# West Branch bass



## bjam33 (Oct 2, 2010)

I have never fished at West Branch but would like to try in some of the coves in a kayak. Is the bass fishing good there? And which launch ramp would you recommend? Thanks.


----------



## snag (Dec 27, 2005)

You could launch at the gravel ramp off of rock springs road or the gravel one off of knapp road and put you in the no wake zone on the west end. Lots of bays to fish in , or go to the campground launch ramp and fish the j lake coves everything in those bays. Not bad bass fishing.


----------



## Bassbully 52 (Feb 25, 2014)

For kayak I suggest the ramp in the park.
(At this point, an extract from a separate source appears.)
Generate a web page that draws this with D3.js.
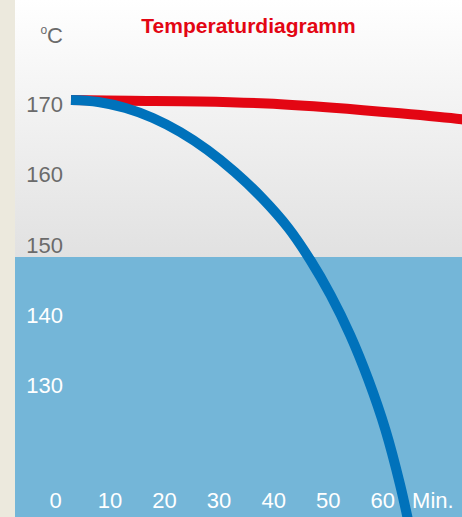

This is old Jay lake and it has some for the best bass fishing right there. It's protected and all no wake as well. I have a small boat and both the park ramp and gravel ramp off Knapp rd are perfect for small boats.
As for the fishing it's a Great Lake early and late in the year but can get fickle as the summer sets in. I have caught largemouth to 6 lbs and smallie close to four. There are some toads in there for sure. The smallies are mostly on the main lake. There are also some big Muskie and pike along with a few walleye. Good luck.


----------



## bjam33 (Oct 2, 2010)

Thanks for the help guys. I appreciate it.


----------



## snag (Dec 27, 2005)

bjam33 said:


> Thanks for the help guys. I appreciate it.



The best thing to do is take aride around the lake and check out the ramps and what it looks like to fish those areas by kayak, spring , and before Memorial Day not bad traffic after that the lake does get busy by boaters and jet skiers. Early morning best with less traffic, or go before dark which I like also. Good luck..


----------



## driftfish101 (Jun 25, 2011)

A great lake with tons of structure.


----------



## hupcej4x4x454 (Oct 7, 2014)

I've found that most of the bass I catch there hold very close to shoreline cover. Seems like the bigger they are, the tighter they're holding. And, the biggest ones seem to strike almost instantly after the lure hits the water... the smaller ones seem to chase for a while, hitting during the retrieve. Just a couple correlations that tend to hold true during my outings there.


----------



## bdawg (Apr 14, 2009)

The bass are probably hiding from the muskie like the crappie do. You can find them in any weedy off-shore patch too. Not many of those patches at WB though.


----------



## kingfisher42 (May 7, 2009)

water clear there. was thinking of trying wb. only lake i have fished in that area is milton


----------